begin Records to use

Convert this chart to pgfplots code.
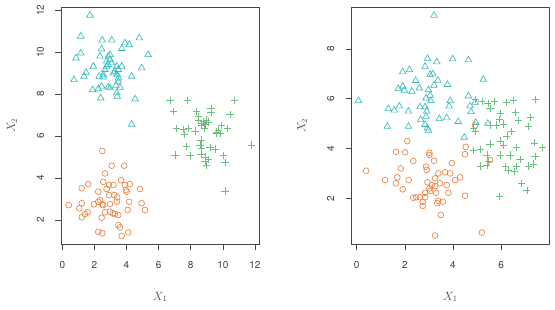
\documentclass[border=0pt]{standalone}
\usepackage{pgfplots}
\pgfplotsset{compat=1.18}
\usepackage{fontspec}
\setsansfont{TeX Gyre Heros}
\definecolor{corange}{RGB}{238,128,62}
\definecolor{cteal}{RGB}{52,188,186}
\definecolor{cgreen}{RGB}{106,192,124}
\definecolor{boxcol}{RGB}{70,70,70}
\pgfplotsset{
  myax/.style={
    scale only axis, width=197.5pt, height=236.7pt,
    axis line style={boxcol, line width=0.6pt},
    tick align=outside, tick pos=left,
    major tick length=6pt,
    tick style={boxcol, line width=0.6pt},
    /pgf/number format/assume math mode=true,
    ticklabel style={font=\sffamily\fontsize{10}{12}\selectfont, text=black!75},
    xticklabel style={yshift=-8pt},
    yticklabel style={xshift=-8pt, rotate=90, anchor=south},
    xlabel style={at={(axis description cs:0.5,0)}, anchor=center, yshift=-53pt, font=\fontsize{12}{14}\selectfont, text=black!70},
    ylabel style={at={(axis description cs:0,0.5)}, anchor=center, yshift=49.5pt, font=\fontsize{12}{14}\selectfont, text=black!70},
    xlabel={$X_1$}, ylabel={$X_2$},
    clip=false,
  },
  circ/.style={only marks, mark=o, mark size=2.9pt, mark options={corange, line width=0.65pt}},
  tri/.style={only marks, mark=triangle, mark size=3.8pt, mark options={cteal, line width=0.65pt}},
  crs/.style={only marks, mark=+, mark size=3.6pt, mark options={cgreen, line width=0.6pt}},
}
\begin{document}
\begin{tikzpicture}
\begin{axis}[myax, xmin=-0.05, xmax=12.25, ymin=0.86, ymax=12.13,
  xtick={0,2,4,6,8,10,12}, ytick={2,4,6,8,10,12}]
\addplot[tri] table {
x y
1.72 11.75
1.15 10.75
2.49 10.56
3.08 10.56
4.79 10.67
3.90 10.43
4.17 10.35
3.70 10.16
2.45 10.14
1.15 9.95
0.85 9.71
2.35 9.80
2.86 9.80
2.97 9.63
2.76 9.56
5.35 9.87
1.93 9.32
2.76 9.32
3.70 9.32
4.94 9.24
1.48 9.03
1.35 8.84
2.66 9.16
2.55 8.92
3.28 9.08
3.49 9.16
3.18 9.00
2.30 8.84
2.55 8.81
3.49 8.76
4.32 8.84
0.73 8.68
3.49 8.60
2.45 8.37
2.86 8.33
3.59 8.32
3.34 8.41
1.89 8.20
2.24 8.25
2.97 8.29
3.39 8.05
3.42 7.89
2.39 7.81
4.53 7.76
4.32 6.56
2.97 9.87
3.08 9.48
2.86 9.40
3.42 8.92
3.39 9.32
};
\addplot[crs] table {
x y
6.71 7.71
7.78 7.71
10.71 7.71
6.91 7.16
8.37 7.16
9.26 7.32
9.26 7.13
10.44 7.03
8.47 6.92
8.47 6.76
8.78 6.68
8.89 6.56
8.68 6.52
8.99 6.76
9.93 6.52
10.30 6.37
7.12 6.37
7.53 6.33
7.85 6.37
7.60 6.08
8.26 6.24
8.84 6.37
9.61 6.20
9.82 6.13
9.71 6.29
8.64 5.81
8.57 5.57
8.68 5.44
7.75 5.49
9.20 5.46
9.51 5.38
11.79 5.57
7.02 5.10
7.95 5.06
8.64 5.13
8.89 5.01
9.09 4.90
10.03 5.06
10.13 4.75
8.89 4.78
8.99 4.59
10.13 3.38
8.68 6.60
9.61 6.13
9.07 6.67
};
\addplot[circ] table {
x y
2.49 5.29
3.08 4.59
3.86 4.59
2.66 4.22
1.62 3.71
2.55 3.82
2.91 3.67
3.18 3.67
3.66 3.90
3.90 3.67
4.21 3.71
1.21 3.51
2.24 3.35
2.76 3.48
3.95 3.43
4.01 3.35
4.84 3.48
3.24 3.19
2.91 3.19
3.42 3.08
2.35 2.95
2.24 2.87
2.49 2.75
1.97 2.75
2.55 2.71
2.97 2.76
3.39 2.87
4.17 2.87
0.40 2.71
1.21 2.80
1.06 2.56
4.94 2.80
5.15 2.48
4.07 2.48
2.66 2.37
2.97 2.40
3.14 2.32
3.28 2.29
3.49 2.24
1.58 2.37
1.41 2.29
1.21 2.13
2.45 2.11
3.49 1.76
3.59 1.65
2.24 1.44
2.49 1.37
4.11 1.41
3.70 1.25
};
\end{axis}
\begin{axis}[myax, xshift=290.2pt, xmin=-0.21, xmax=8.0, ymin=0.16, ymax=9.68,
  xtick={0,2,4,6}, ytick={2,4,6,8}]
\addplot[tri] table {
x y
3.21 9.35
0.07 5.92
2.94 7.61
3.33 7.48
3.99 7.60
4.64 7.56
2.84 7.30
1.91 7.08
2.19 7.17
3.05 6.97
3.16 7.00
3.37 6.74
2.45 6.73
5.26 6.78
3.77 6.57
3.21 6.54
1.73 6.40
1.91 6.50
1.98 6.34
2.29 6.30
2.60 6.43
2.98 6.36
3.05 6.14
2.88 6.03
3.08 5.92
3.88 5.92
4.64 6.11
4.92 5.86
4.71 5.71
4.75 5.48
1.31 5.60
1.56 5.54
1.77 5.70
2.15 5.50
2.63 5.67
2.84 5.67
2.91 5.50
3.84 5.70
2.66 5.16
2.88 5.29
3.43 5.20
3.74 5.23
4.22 5.08
4.95 5.04
5.45 5.01
1.27 4.89
2.15 4.89
2.84 4.96
2.94 4.82
2.98 4.73
4.47 4.45
};
\addplot[crs] table {
x y
4.92 5.98
5.20 5.88
5.45 5.82
5.72 5.88
6.21 5.84
6.51 5.92
7.44 5.98
5.54 5.62
5.96 5.42
6.61 5.44
7.21 5.25
5.92 5.17
6.72 5.12
4.85 4.81
4.92 4.68
5.54 4.95
5.82 4.95
6.10 4.99
6.42 4.68
6.24 4.50
7.14 4.88
5.96 4.31
5.54 4.18
6.10 4.14
6.65 4.05
7.38 4.23
7.72 4.05
4.85 3.91
5.13 3.97
5.41 3.74
5.96 3.74
6.37 3.74
6.79 3.57
7.41 3.67
5.13 3.30
5.47 3.47
6.17 3.27
6.65 3.27
7.14 3.30
5.41 3.34
6.30 3.14
6.55 3.07
7.34 3.38
6.86 2.60
7.07 2.30
5.92 2.06
};
\addplot[circ] table {
x y
2.10 4.30
1.63 3.87
2.01 3.85
3.02 3.83
3.02 3.74
2.35 3.50
3.21 3.51
3.95 3.41
0.39 3.11
1.83 3.20
2.88 3.27
2.91 3.14
3.39 3.00
3.67 3.04
3.88 3.00
1.18 2.73
1.69 2.84
2.16 2.73
3.26 2.80
1.63 2.60
1.91 2.36
2.94 2.64
3.12 2.53
3.26 2.49
3.02 2.40
3.05 2.30
3.46 2.60
3.74 2.53
2.84 2.22
3.30 2.22
3.81 2.22
2.35 2.02
2.47 2.04
2.63 2.04
2.84 2.04
2.74 1.86
3.39 1.90
3.58 1.86
3.35 1.80
2.74 1.69
3.49 1.33
3.26 0.50
4.50 3.77
4.53 4.07
4.30 2.84
4.09 2.73
4.50 2.10
5.20 0.62
5.54 3.54
4.92 4.93
};
\end{axis}
\pgfresetboundingbox
\path[use as bounding box] (-61.5pt,-66pt) rectangle (493.5pt,244pt);
\end{tikzpicture}
\end{document}
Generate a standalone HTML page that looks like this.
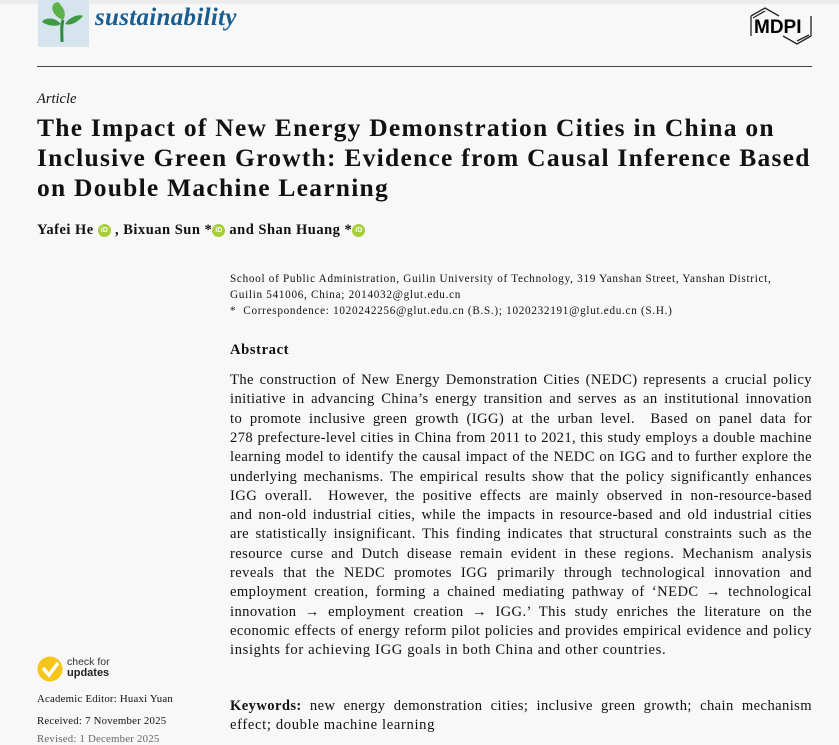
<!DOCTYPE html>
<html><head><meta charset="utf-8"><style>
html,body{margin:0;padding:0}
body{width:839px;height:737px;background:#f8f8f8;position:relative;overflow:hidden;font-family:"Liberation Serif",serif;color:#111}
.a{position:absolute;white-space:nowrap}
.j{position:absolute;left:230px;width:582px;text-align:justify;text-align-last:justify;white-space:nowrap;font-size:14.6px;line-height:19px;letter-spacing:0.4px}
.j.l{text-align-last:left;letter-spacing:0.65px}
.t{font-weight:bold;font-size:25.5px;left:37px;letter-spacing:1.25px}
.orc{display:inline-block;width:13px;height:13px;border-radius:50%;background:#a6ce39;color:#fff;font:bold 7px "Liberation Sans",sans-serif;text-align:center;line-height:13px;vertical-align:2px;letter-spacing:0}
.aff{font-size:11.2px;left:230px;letter-spacing:0.7px}
.bl{font-size:10.8px;left:37px;letter-spacing:0.22px}
</style></head><body>
<div class="a" style="left:0;top:0;width:839px;height:4px;background:#ececec"></div>
<div class="a" style="left:38px;top:0;width:51px;height:47px;background:#d6e4ee"></div>
<svg class="a" style="left:38px;top:0" width="51" height="47" viewBox="0 0 51 47">
<path d="M24 42 C24 32 23 26 25 20" stroke="#2e8b3e" stroke-width="3" fill="none"/>
<path d="M25 20 C14 16 10 4 20 2 C26 8 29 14 25 20Z" fill="#5bb347"/>
<path d="M23 24 C16 16 6 18 4 22 C10 26 18 27 23 24Z" fill="#3d9a42"/>
<path d="M27 24 C32 16 42 14 45 16 C40 22 33 26 27 24Z" fill="#3d9a42"/>
</svg>
<div class="a" style="left:95px;top:4px;font-size:25px;font-style:italic;font-weight:bold;color:#1a5d91;letter-spacing:0.3px">sustainability</div>
<svg class="a" style="left:749px;top:4px" width="64" height="44" viewBox="0 0 64 44">
<path d="M2 12 L16 4 L30 12 M2 12 L2 32 M4 14 L16 7" stroke="#222" stroke-width="1.3" fill="none"/>
<path d="M62 32 L48 40 L34 32 M62 32 L62 12 M60 31 L48 37" stroke="#222" stroke-width="1.3" fill="none"/>
<text x="5" y="29" font-family="Liberation Sans" font-weight="bold" font-size="19" fill="#000">MDPI</text>
</svg>
<div class="a" style="left:37px;top:66px;width:775px;height:1px;background:#444"></div>
<div class="a" style="left:37px;top:91px;font-size:14.5px;font-style:italic">Article</div>
<div class="a t" style="top:113px">The Impact of New Energy Demonstration Cities in China on</div>
<div class="a t" style="top:143px">Inclusive Green Growth: Evidence from Causal Inference Based</div>
<div class="a t" style="top:173px">on Double Machine Learning</div>
<div class="a" style="left:37px;top:222px;font-size:14.5px;font-weight:bold;letter-spacing:0.5px">Yafei He <span class="orc">iD</span> , Bixuan Sun *<span class="orc">iD</span> and Shan Huang *<span class="orc">iD</span></div>
<div class="a aff" style="top:273px">School of Public Administration, Guilin University of Technology, 319 Yanshan Street, Yanshan District,</div>
<div class="a aff" style="top:289px">Guilin 541006, China; 2014032@glut.edu.cn</div>
<div class="a aff" style="top:305px">*&nbsp; Correspondence: 1020242256@glut.edu.cn (B.S.); 1020232191@glut.edu.cn (S.H.)</div>
<div class="a" style="left:230px;top:342px;font-size:14.6px;font-weight:bold;letter-spacing:0.6px">Abstract</div>
<div class="j" style="top:371px">The construction of New Energy Demonstration Cities (NEDC) represents a crucial policy</div>
<div class="j" style="top:390.3px">initiative in advancing China’s energy transition and serves as an institutional innovation</div>
<div class="j" style="top:409.6px">to promote inclusive green growth (IGG) at the urban level. &nbsp;Based on panel data for</div>
<div class="j" style="top:428.9px">278 prefecture-level cities in China from 2011 to 2021, this study employs a double machine</div>
<div class="j" style="top:448.2px">learning model to identify the causal impact of the NEDC on IGG and to further explore the</div>
<div class="j" style="top:467.5px">underlying mechanisms. The empirical results show that the policy significantly enhances</div>
<div class="j" style="top:486.8px">IGG overall. &nbsp;However, the positive effects are mainly observed in non-resource-based</div>
<div class="j" style="top:506.1px">and non-old industrial cities, while the impacts in resource-based and old industrial cities</div>
<div class="j" style="top:525.4px">are statistically insignificant. This finding indicates that structural constraints such as the</div>
<div class="j" style="top:544.7px">resource curse and Dutch disease remain evident in these regions. Mechanism analysis</div>
<div class="j" style="top:564px">reveals that the NEDC promotes IGG primarily through technological innovation and</div>
<div class="j" style="top:583.3px">employment creation, forming a chained mediating pathway of ‘NEDC → technological</div>
<div class="j" style="top:602.6px">innovation → employment creation → IGG.’ This study enriches the literature on the</div>
<div class="j" style="top:621.9px">economic effects of energy reform pilot policies and provides empirical evidence and policy</div>
<div class="j l" style="top:641.2px">insights for achieving IGG goals in both China and other countries.</div>
<div class="j" style="top:697px"><b>Keywords:</b> new energy demonstration cities; inclusive green growth; chain mechanism</div>
<div class="j l" style="top:716.3px">effect; double machine learning</div>
<svg class="a" style="left:37px;top:656px" width="26" height="26" viewBox="0 0 26 26">
<circle cx="13" cy="13" r="12.5" fill="#f5c518"/>
<path d="M6 12 L12 19 L21 7" stroke="#fff" stroke-width="3.5" fill="none"/>
</svg>
<div class="a" style="left:67px;top:657px;font-family:'Liberation Sans',sans-serif;font-size:10.5px;line-height:11px;color:#333">check for<br><b style="font-size:11px;color:#222">updates</b></div>
<div class="a bl" style="top:693px">Academic Editor: Huaxi Yuan</div>
<div class="a bl" style="top:715px">Received: 7 November 2025</div>
<div class="a bl" style="top:733px;color:#666">Revised: 1 December 2025</div>
</body></html>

end Records to use

_To do_
Track down all lines above with the string "that" and copy them.

_The completed task_
Generate a standalone HTML page that looks like this.
<div class="j" style="top:467.5px">underlying mechanisms. The empirical results show that the policy significantly enhances</div>
<div class="j" style="top:525.4px">are statistically insignificant. This finding indicates that structural constraints such as the</div>
<div class="j" style="top:564px">reveals that the NEDC promotes IGG primarily through technological innovation and</div>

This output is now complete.